Task to carry out = Copy each line of the data below exactly, leaving out pictures.

Supplied information =
════
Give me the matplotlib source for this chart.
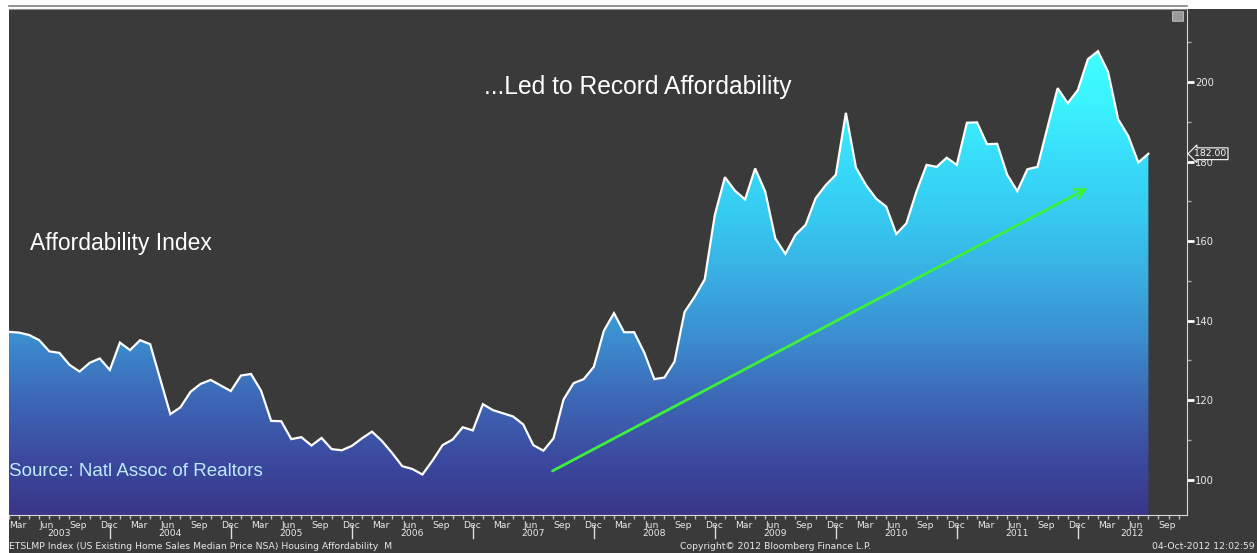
import matplotlib
matplotlib.use("Agg")
import matplotlib.pyplot as plt
import numpy as np
from matplotlib.colors import LinearSegmentedColormap, Normalize
from matplotlib import transforms
from matplotlib.patches import Rectangle, FancyBboxPatch
from matplotlib.lines import Line2D
from matplotlib.path import Path

# ---------------- data (monthly, Feb 2003 .. Jul 2012) ----------------
affordability = [
    137.2, 137.0, 136.4, 135.1, 132.3, 131.9, 128.9, 127.2, 129.4, 130.5, 127.6,   # 2003 Feb-Dec
    134.5, 132.6, 135.1, 134.1, 125.3, 116.5, 118.2, 122.1, 124.1, 125.1, 123.7, 122.3,  # 2004
    126.2, 126.6, 122.4, 114.8, 114.7, 110.2, 110.7, 108.6, 110.5, 107.7, 107.4, 108.5,  # 2005
    110.4, 112.1, 109.7, 106.7, 103.4, 102.7, 101.3, 104.8, 108.7, 110.1, 113.2, 112.4,  # 2006
    119.0, 117.5, 116.7, 115.9, 113.9, 108.7, 107.3, 110.4, 120.2, 124.3, 125.3, 128.4,  # 2007
    137.5, 141.9, 137.1, 137.1, 132.0, 125.3, 125.7, 129.7, 142.2, 146.0, 150.4, 166.6,  # 2008
    176.1, 172.7, 170.5, 178.3, 172.5, 160.7, 156.8, 161.6, 164.1, 170.8, 174.1, 176.7,  # 2009
    192.3, 178.5, 174.1, 170.7, 168.7, 161.8, 164.5, 172.5, 179.2, 178.7, 181.0, 179.2,  # 2010
    189.8, 189.9, 184.4, 184.5, 176.7, 172.6, 178.1, 178.7, 188.7, 198.5, 194.7, 198.0,  # 2011
    205.8, 207.8, 202.6, 190.7, 186.5, 179.8, 182.0,                                     # 2012 Jan-Jul
]
month_labels = ["Mar", "Jun", "Sep", "Dec"]
years = list(range(2003, 2013))
y_major = [100, 120, 140, 160, 180, 200]
y_minor = [110, 130, 150, 170, 190, 210]
last_value_label = "182.00"
title_text = "...Led to Record Affordability"
series_text = "Affordability Index"
source_text = "Source: Natl Assoc of Realtors"
footer_left = "ETSLMP Index (US Existing Home Sales Median Price NSA) Housing Affordability  M"
footer_mid = "Copyright\u00a9 2012 Bloomberg Finance L.P."
footer_right = "04-Oct-2012 12:02:59"
trend_start = (53.9, 102.2)
trend_end = (107.0, 173.4)

# ---------------- layout ----------------
W, H = 1257, 553
BG = "#3a3a3a"
TXT = "#e8e8e8"
fig = plt.figure(figsize=(W / 100, H / 100), dpi=100)
fig.patch.set_facecolor("white")


def fx(px):
    return px / W


def fy(py):
    return 1 - py / H


fig.patches.append(Rectangle((fx(9), 0), 1 - fx(9), fy(9), transform=fig.transFigure,
                             facecolor=BG, edgecolor="none", zorder=-10))
fig.lines.append(Line2D([fx(9), fx(1187)], [fy(6.3)] * 2, transform=fig.transFigure,
                        color="#808080", lw=1.2))

ax = fig.add_axes([fx(9), fy(515), fx(1186.7) - fx(9), fy(9.3) - fy(515)])
ax.set_zorder(2)
ax.set_facecolor(BG)

vals = np.array(affordability)
x = np.arange(len(vals))  # month index; 0 == start of Mar 2003
ylo, yhi = 91.12, 218.34

# gradient fill under the line
cmap = LinearSegmentedColormap.from_list("aff", [
    (0.00, "#3a3789"), (0.11, "#3b4a9f"), (0.24, "#3d68b6"), (0.37, "#3b8ecf"),
    (0.50, "#39aee2"), (0.62, "#36c8f0"), (0.75, "#38dcf9"), (0.88, "#3cf4fe"),
    (1.00, "#40ffff")])
verts = np.column_stack([np.r_[x[0], x, x[-1]], np.r_[ylo, vals, ylo]])
clip = Path(verts)
grad = np.linspace(ylo, yhi, 600).reshape(-1, 1)
im = ax.imshow(grad, cmap=cmap, norm=Normalize(92, 210), origin="lower", aspect="auto",
               extent=[x[0], x[-1], ylo, yhi], zorder=1, interpolation="bilinear")
im.set_clip_path(clip, transform=ax.transData)
ax.plot(x, vals, color="white", lw=1.6, zorder=3, solid_joinstyle="miter")

ax.set_xlim(0, 116.8)
ax.set_ylim(ylo, yhi)

# trend arrow
ax.annotate("", xy=trend_end, xytext=trend_start,
            arrowprops=dict(arrowstyle="->", color="#3cf03c", lw=2, mutation_scale=18,
                            shrinkA=0, shrinkB=0), zorder=4)

# axes styling
ax.spines["left"].set_visible(False)
ax.spines["right"].set_color("#d8d8d8")
ax.spines["bottom"].set_color("#d8d8d8")
ax.spines["top"].set_color("#8a8a8a")
ax.yaxis.tick_right()
ax.set_yticks(y_major)
ax.set_yticks(y_minor, minor=True)
ax.set_yticklabels([str(v) for v in y_major])
ax.tick_params(axis="y", which="major", direction="out", length=5, width=2,
               color="white", labelcolor=TXT, labelsize=7.2, pad=1)
ax.tick_params(axis="y", which="minor", direction="out", length=3, width=1, color="#aaaaaa")

qpos = list(range(0, 115, 3))
ax.set_xticks(qpos)
ax.set_xticklabels([month_labels[i % 4] for i in range(len(qpos))])
ax.set_xticks(range(0, 117), minor=True)
ax.tick_params(axis="x", which="both", direction="out", length=3, width=1,
               color="#bbbbbb", labelcolor=TXT, labelsize=6.7, pad=1.5)
for lab in ax.get_xticklabels():
    lab.set_horizontalalignment("left")

# year labels and separators
bt = transforms.blended_transform_factory(ax.transData, fig.transFigure)
x0, x1 = ax.get_xlim()
for yr in years:
    a = (yr - 2003) * 12 - 2
    b = a + 12
    c = (max(a, x0) + min(b, x1)) / 2
    fig.text(c, fy(533), str(yr), transform=bt, ha="center", va="center",
             fontsize=6.7, color=TXT)
    if yr > 2003:
        fig.lines.append(Line2D([a, a], [fy(526), fy(538)], transform=bt,
                                color="#dddddd", lw=1))

# annotations
fig.text(fx(637.5), fy(87), title_text, ha="center", va="center", fontsize=17.7,
         color="white", family="Liberation Sans", zorder=5)
fig.text(fx(30), fy(243), series_text, ha="left", va="center", fontsize=16.5,
         color="white", family="Liberation Sans", zorder=5)
fig.text(fx(9), fy(471), source_text, ha="left", va="center", fontsize=13.5,
         color="#bdebff", family="Liberation Sans", zorder=5)

# last value tag
ax.text(1.0065, vals[-1], last_value_label, transform=ax.get_yaxis_transform(),
        ha="left", va="center", fontsize=6.7, color="white", zorder=6,
        bbox=dict(boxstyle="larrow,pad=0.15", fc=BG, ec="white", lw=0.8))

# small widget icon top-right
fig.patches.append(FancyBboxPatch((fx(1173), fy(21)), fx(10), 9 / H,
                                  boxstyle="round,pad=0.0005", transform=fig.transFigure,
                                  fc="#9a9a9a", ec="#c8c8c8", lw=0.6, zorder=5))

# footer
fig.text(fx(9), fy(546.5), footer_left, ha="left", va="center", fontsize=6.7, color=TXT)
fig.text(fx(680), fy(546.5), footer_mid, ha="left", va="center", fontsize=6.7, color=TXT)
fig.text(fx(1255), fy(546.5), footer_right, ha="right", va="center", fontsize=6.7, color=TXT)

fig.savefig("out.png", dpi=100, facecolor=fig.get_facecolor())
════
Exercise answer =
Give me the matplotlib source for this chart.
import matplotlib
matplotlib.use("Agg")
import matplotlib.pyplot as plt
import numpy as np
from matplotlib.colors import LinearSegmentedColormap, Normalize
from matplotlib import transforms
from matplotlib.patches import Rectangle, FancyBboxPatch
from matplotlib.lines import Line2D
from matplotlib.path import Path

# ---------------- data (monthly, Feb 2003 .. Jul 2012) ----------------
affordability = [
    137.2, 137.0, 136.4, 135.1, 132.3, 131.9, 128.9, 127.2, 129.4, 130.5, 127.6,   # 2003 Feb-Dec
    134.5, 132.6, 135.1, 134.1, 125.3, 116.5, 118.2, 122.1, 124.1, 125.1, 123.7, 122.3,  # 2004
    126.2, 126.6, 122.4, 114.8, 114.7, 110.2, 110.7, 108.6, 110.5, 107.7, 107.4, 108.5,  # 2005
    110.4, 112.1, 109.7, 106.7, 103.4, 102.7, 101.3, 104.8, 108.7, 110.1, 113.2, 112.4,  # 2006
    119.0, 117.5, 116.7, 115.9, 113.9, 108.7, 107.3, 110.4, 120.2, 124.3, 125.3, 128.4,  # 2007
    137.5, 141.9, 137.1, 137.1, 132.0, 125.3, 125.7, 129.7, 142.2, 146.0, 150.4, 166.6,  # 2008
    176.1, 172.7, 170.5, 178.3, 172.5, 160.7, 156.8, 161.6, 164.1, 170.8, 174.1, 176.7,  # 2009
    192.3, 178.5, 174.1, 170.7, 168.7, 161.8, 164.5, 172.5, 179.2, 178.7, 181.0, 179.2,  # 2010
    189.8, 189.9, 184.4, 184.5, 176.7, 172.6, 178.1, 178.7, 188.7, 198.5, 194.7, 198.0,  # 2011
    205.8, 207.8, 202.6, 190.7, 186.5, 179.8, 182.0,                                     # 2012 Jan-Jul
]
month_labels = ["Mar", "Jun", "Sep", "Dec"]
years = list(range(2003, 2013))
y_major = [100, 120, 140, 160, 180, 200]
y_minor = [110, 130, 150, 170, 190, 210]
last_value_label = "182.00"
title_text = "...Led to Record Affordability"
series_text = "Affordability Index"
source_text = "Source: Natl Assoc of Realtors"
footer_left = "ETSLMP Index (US Existing Home Sales Median Price NSA) Housing Affordability  M"
footer_mid = "Copyright\u00a9 2012 Bloomberg Finance L.P."
footer_right = "04-Oct-2012 12:02:59"
trend_start = (53.9, 102.2)
trend_end = (107.0, 173.4)

# ---------------- layout ----------------
W, H = 1257, 553
BG = "#3a3a3a"
TXT = "#e8e8e8"
fig = plt.figure(figsize=(W / 100, H / 100), dpi=100)
fig.patch.set_facecolor("white")


def fx(px):
    return px / W


def fy(py):
    return 1 - py / H


fig.patches.append(Rectangle((fx(9), 0), 1 - fx(9), fy(9), transform=fig.transFigure,
                             facecolor=BG, edgecolor="none", zorder=-10))
fig.lines.append(Line2D([fx(9), fx(1187)], [fy(6.3)] * 2, transform=fig.transFigure,
                        color="#808080", lw=1.2))

ax = fig.add_axes([fx(9), fy(515), fx(1186.7) - fx(9), fy(9.3) - fy(515)])
ax.set_zorder(2)
ax.set_facecolor(BG)

vals = np.array(affordability)
x = np.arange(len(vals))  # month index; 0 == start of Mar 2003
ylo, yhi = 91.12, 218.34

# gradient fill under the line
cmap = LinearSegmentedColormap.from_list("aff", [
    (0.00, "#3a3789"), (0.11, "#3b4a9f"), (0.24, "#3d68b6"), (0.37, "#3b8ecf"),
    (0.50, "#39aee2"), (0.62, "#36c8f0"), (0.75, "#38dcf9"), (0.88, "#3cf4fe"),
    (1.00, "#40ffff")])
verts = np.column_stack([np.r_[x[0], x, x[-1]], np.r_[ylo, vals, ylo]])
clip = Path(verts)
grad = np.linspace(ylo, yhi, 600).reshape(-1, 1)
im = ax.imshow(grad, cmap=cmap, norm=Normalize(92, 210), origin="lower", aspect="auto",
               extent=[x[0], x[-1], ylo, yhi], zorder=1, interpolation="bilinear")
im.set_clip_path(clip, transform=ax.transData)
ax.plot(x, vals, color="white", lw=1.6, zorder=3, solid_joinstyle="miter")

ax.set_xlim(0, 116.8)
ax.set_ylim(ylo, yhi)

# trend arrow
ax.annotate("", xy=trend_end, xytext=trend_start,
            arrowprops=dict(arrowstyle="->", color="#3cf03c", lw=2, mutation_scale=18,
                            shrinkA=0, shrinkB=0), zorder=4)

# axes styling
ax.spines["left"].set_visible(False)
ax.spines["right"].set_color("#d8d8d8")
ax.spines["bottom"].set_color("#d8d8d8")
ax.spines["top"].set_color("#8a8a8a")
ax.yaxis.tick_right()
ax.set_yticks(y_major)
ax.set_yticks(y_minor, minor=True)
ax.set_yticklabels([str(v) for v in y_major])
ax.tick_params(axis="y", which="major", direction="out", length=5, width=2,
               color="white", labelcolor=TXT, labelsize=7.2, pad=1)
ax.tick_params(axis="y", which="minor", direction="out", length=3, width=1, color="#aaaaaa")

qpos = list(range(0, 115, 3))
ax.set_xticks(qpos)
ax.set_xticklabels([month_labels[i % 4] for i in range(len(qpos))])
ax.set_xticks(range(0, 117), minor=True)
ax.tick_params(axis="x", which="both", direction="out", length=3, width=1,
               color="#bbbbbb", labelcolor=TXT, labelsize=6.7, pad=1.5)
for lab in ax.get_xticklabels():
    lab.set_horizontalalignment("left")

# year labels and separators
bt = transforms.blended_transform_factory(ax.transData, fig.transFigure)
x0, x1 = ax.get_xlim()
for yr in years:
    a = (yr - 2003) * 12 - 2
    b = a + 12
    c = (max(a, x0) + min(b, x1)) / 2
    fig.text(c, fy(533), str(yr), transform=bt, ha="center", va="center",
             fontsize=6.7, color=TXT)
    if yr > 2003:
        fig.lines.append(Line2D([a, a], [fy(526), fy(538)], transform=bt,
                                color="#dddddd", lw=1))

# annotations
fig.text(fx(637.5), fy(87), title_text, ha="center", va="center", fontsize=17.7,
         color="white", family="Liberation Sans", zorder=5)
fig.text(fx(30), fy(243), series_text, ha="left", va="center", fontsize=16.5,
         color="white", family="Liberation Sans", zorder=5)
fig.text(fx(9), fy(471), source_text, ha="left", va="center", fontsize=13.5,
         color="#bdebff", family="Liberation Sans", zorder=5)

# last value tag
ax.text(1.0065, vals[-1], last_value_label, transform=ax.get_yaxis_transform(),
        ha="left", va="center", fontsize=6.7, color="white", zorder=6,
        bbox=dict(boxstyle="larrow,pad=0.15", fc=BG, ec="white", lw=0.8))

# small widget icon top-right
fig.patches.append(FancyBboxPatch((fx(1173), fy(21)), fx(10), 9 / H,
                                  boxstyle="round,pad=0.0005", transform=fig.transFigure,
                                  fc="#9a9a9a", ec="#c8c8c8", lw=0.6, zorder=5))

# footer
fig.text(fx(9), fy(546.5), footer_left, ha="left", va="center", fontsize=6.7, color=TXT)
fig.text(fx(680), fy(546.5), footer_mid, ha="left", va="center", fontsize=6.7, color=TXT)
fig.text(fx(1255), fy(546.5), footer_right, ha="right", va="center", fontsize=6.7, color=TXT)

fig.savefig("out.png", dpi=100, facecolor=fig.get_facecolor())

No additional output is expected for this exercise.